Unless you have been living under a rock or if, by some admirable personal choice, you have chosen to avoid the onslaught of true crime entertainment content offered up on countless streaming services almost daily; your experience of the past year and its endless lockdowns and self-isolations will have been marked by some form of a courtroom drama or another. Buoyed by addictive podcasts and docuseries, it is no exaggeration that our entertainment consumption has changed drastically in the last several decades. To an extent, we have traded the whimsy of love stories for the cold-blooded twists of the latest crime thriller. So how did we come to root for the conventional villain on the stands? When did this cultural shift change storytelling on screen?
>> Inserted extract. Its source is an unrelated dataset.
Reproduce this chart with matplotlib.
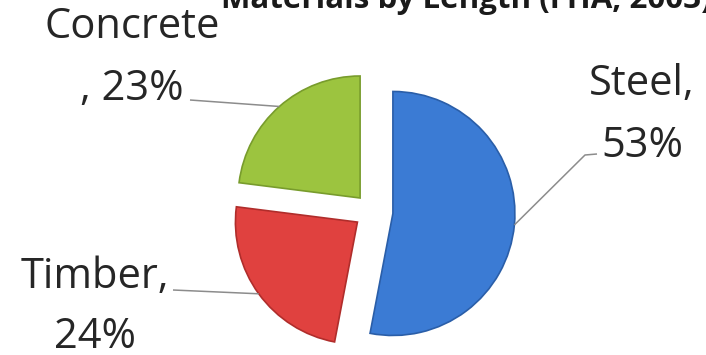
import math
import matplotlib
matplotlib.use("Agg")
import matplotlib.pyplot as plt

# Bridge materials share by length
categories = ["Steel", "Timber", "Concrete"]
shares = [53, 24, 23]
label_lines = [["Steel,", "53%"], ["Timber,", "24%"], ["Concrete", ", 23%"]]
title = "Materials by Length (FHA, 2003)"

colors = ["#3b7bd4", "#e0413f", "#9cc43f"]
edges = ["#2a5ea8", "#b02d2b", "#789c2c"]
explode = [21, 18, 18]

W, H = 706, 355
fig = plt.figure(figsize=(W / 100, H / 100), dpi=100)
ax = fig.add_axes([0, 0, 1, 1])

center = (372, 143.5)
radius = 122
wedges, _ = ax.pie(shares, colors=colors, startangle=90, counterclock=False,
                   radius=radius, center=center, explode=explode,
                   wedgeprops=dict(linewidth=1.2))
for w, ec in zip(wedges, edges):
    w.set_edgecolor(ec)

ax.set_xlim(0, W)
ax.set_ylim(0, H)
ax.set_aspect("auto")
ax.axis("off")

font = dict(family=["Open Sans", "DejaVu Sans"], fontsize=30, color="#262626")

# label anchor (centre x, first baseline y) and leader end point
label_pos = [(642, 260), (95, 67), (132, 317)]
line_gap = [62, 60, 62]
leader_end = [[(597, 201), (585, 200)], [(173, 65)], [(190, 255)]]

for w, lines, (lx, ly), gap, pts in zip(wedges, label_lines, label_pos,
                                         line_gap, leader_end):
    for i, s in enumerate(lines):
        ax.text(lx, ly - i * gap, s, ha="center", va="baseline", **font)
    mid = math.radians((w.theta1 + w.theta2) / 2)
    cx, cy = w.center
    ex, ey = cx + w.r * math.cos(mid), cy + w.r * math.sin(mid)
    xs = [p[0] for p in pts] + [ex]
    ys = [p[1] for p in pts] + [ey]
    ax.plot(xs, ys, color="#8c8c8c", lw=1.1, solid_capstyle="butt")

# chart title sits at the very top edge of the canvas
ax.text(466, 347, title, ha="center", va="baseline", fontweight="bold",
        family=["Open Sans", "DejaVu Sans"], fontsize=22.5, color="#1a1a1a")

fig.savefig("out.png", dpi=100, facecolor="white")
This phenomenon can be traced back, in some part, to Rob Marshall’s 2002 movie-musical Chicago and its electrifying tale of the merry murderesses of Cook County jail, willing to put on a performance of a lifetime for the media as they await death row. Based on the various stage iterations of the same name, Chicago burst onto the scene to industry acclaim and the fanfare of sweeping Oscar night. Almost as if overnight, Renée Zellweger’s Roxie became America’s sweetheart — and with it — the archetypal expectations of victim and criminal on screen were dismantled.
The 1926 stage play was inspired by a real-life murder case in Chicago and inadvertently came to encapsulate the American psyche of the early 20th century. Amidst the fallout of economic depression and the subsequent frivolity that came to define the 1920s, crime was quickly becoming the centre stage of a changing society. Booming newspaper circulation and fascination with criminal trials like never before led to the creation of the media circus. In turn, more or less everyone became invested in the twists and turns of the latest high-profile hearings.
And while the the meteoric rise and acquittal of Roxie Hart is not wholly reflective of the real life story it is based on, artistic license over subsequent adaptations determined that growing fascination with crime in entertainment meant characters like Roxie need no longer fear the judgment of the audience or be cornered into being the revenant wife seeking redemption, but rather shrewd and hellbent on proving that she deserves full and unconditional acquittal.
Now almost a century later from the creation of the stage play, streamers like Netflix are leading the pack with high quality true crime docuseries, and movie studios are responding to a pent-up demand for serial killer biopics. Just in the last half of 2020, Netflix brought audiences Aaron Sorkin’s The Trial of The Chicago 7; dramatising the events that lead to the trial of the titular activists in the 1968 Democratic convention uprising, and subsequently the broken system of justice that presided over the proceedings, in marked contrast to the sympathy and affability afforded to the heroines of Chicago. This in succession with the earth shattering triumph of previous true crime staples like Making A Murderer, Don’t F*** With Cats, and Tiger King shows just how deep our obsession with crime goes.
The instability and rigour of modern life is in so many ways the opposite of the Chicago Roxie Hart found fame and glory in. Yet, the true difference is we have seen it all now. With a 24-hour news cycle and readily available archives at your fingertips there are very few cases that have garnered the same shock and outrage the cases of female murderers did in the 1920s. Yet, we continue to spend precious down time with the best of them.
Of course, Hart and her sidekick Velma Kelly (Catherine Zeta-Jones) have advantages that helped propel their public tour of redemption; less of a protestation of innocence from the get-go, but rather a loud and proud defiance against their unfaithful partners. Both are white, pretty, urban socialites who have the privilege of constructing their own narratives and benefit from a hawkish press circuit that historically falls head over heels for these attributes in the courtroom. It’s clear that the continuing popularity of a large and glaring section of true crime spectacles have emerged from the shadows of Chicago, always utilising these socially pre-determined redemption arcs to draw sympathy from the audience.
Another weapon in the movie’s armoury that others simply lack is the music. From the outrageously entertaining “Cell Block Tango” to the brilliantly choreographed puppeteering of a press conference in “We Both Reached for the Gun”; the music is the secret ingredient pulling out sympathy for Roxie and Velma. By the time the rousing final number is set into motion, we have no choice but to root for the underdog murderers who used everything to their advantage and stumbled upon their dreams on the back of their own crimes. Just like Roxie’s lawyer advises her to razzle dazzle the press and the public with a carefully curated display of emotions, it may be that we simply have come to embrace the farcical bureaucracy of a system unfit for purpose. After all, audiences are no strangers to the gaping faults of the justice system and those who enable it. Chicago set the stage for changing perspectives of crime on screen, but with the rolling juggernaut of content to feed our obsessions this is not a trend we will see die down anytime soon.